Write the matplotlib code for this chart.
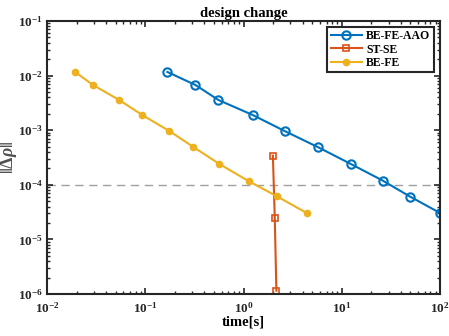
import numpy as np
import matplotlib
matplotlib.use('Agg')
import matplotlib.pyplot as plt

plt.rcParams['font.family'] = ['Liberation Serif', 'DejaVu Serif']
plt.rcParams['font.weight'] = 'bold'
plt.rcParams['mathtext.fontset'] = 'custom'
plt.rcParams['mathtext.rm'] = 'Liberation Serif:bold'
plt.rcParams['mathtext.it'] = 'Liberation Serif:italic'
plt.rcParams['mathtext.bf'] = 'Liberation Serif:bold'

# --- données ---
t_aao = [0.168, 0.324, 0.556, 1.24, 2.62, 5.69, 12.4, 26.2, 49.4, 100.0]
d_aao = [0.01165, 0.00673, 0.00357, 0.0019, 0.000966, 0.000492, 0.00024, 0.000119, 6.1e-5, 3.05e-5]

t_stse = [1.99, 2.08, 2.16]
d_stse = [3.41e-4, 2.49e-5, 1.15e-6]

t_befe = [0.0193, 0.0294, 0.0543, 0.093, 0.176, 0.309, 0.569, 1.125, 2.17, 4.39]
d_befe = [0.01165, 0.00673, 0.00357, 0.0019, 0.000966, 0.000492, 0.00024, 0.000117, 6.2e-5, 3.05e-5]

seuil = 1e-4

fig = plt.figure(figsize=(4.49, 3.36), dpi=100)
ax = fig.add_axes([0.1047, 0.125, 0.8753, 0.8125])

ax.plot(t_aao, d_aao, '-o', color='#0072BD', lw=1.5, ms=6,
        mfc='none', mew=1.5, label='BE-FE-AAO')
ax.plot(t_stse, d_stse, '-s', color='#D95319', lw=1.5, ms=5,
        mfc='none', mew=1.2, label='ST-SE')
ax.plot(t_befe, d_befe, '-o', color='#EDB120', lw=1.5, ms=4.5,
        label='BE-FE')
ax.axhline(seuil, color='#A0A0A0', ls=(0, (6, 4)), lw=1.0, zorder=0)

ax.set_xscale('log')
ax.set_yscale('log')
ax.set_xlim(1e-2, 1e2)
ax.set_ylim(1e-6, 1e-1)

ax.tick_params(which='both', direction='in', top=True, right=True,
               labelsize=9.5, colors='#262626')
ax.tick_params(which='major', length=4, width=1.2, pad=3)
ax.tick_params(axis='x', which='major', pad=5)
ax.tick_params(which='minor', length=2.5, width=1.0)
for s in ax.spines.values():
    s.set_linewidth(1.5)
    s.set_color('#262626')

ax.set_title('design change', fontsize=10.5, fontweight='bold', pad=3)
ax.set_xlabel('time[s]', fontsize=10.5, fontweight='bold', labelpad=0)
ax.set_ylabel(r'$\|\Delta\rho\|$', fontsize=13, color='#505050')
ax.yaxis.set_label_coords(-0.07, 0.5)

leg = ax.legend(loc='upper right', fontsize=8.5, fancybox=False,
                framealpha=1, edgecolor='#262626', borderaxespad=0.5,
                handlelength=2.6, labelspacing=0.1, borderpad=0.3,
                handletextpad=0.4)
leg.get_frame().set_linewidth(1.5)

fig.savefig('out.png', dpi=100)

^^^^

→ **What this task involves**
Locate the lines above that contain "matplotlib" and copy them.

→ **Output**
Write the matplotlib code for this chart.
import matplotlib
matplotlib.use('Agg')
import matplotlib.pyplot as plt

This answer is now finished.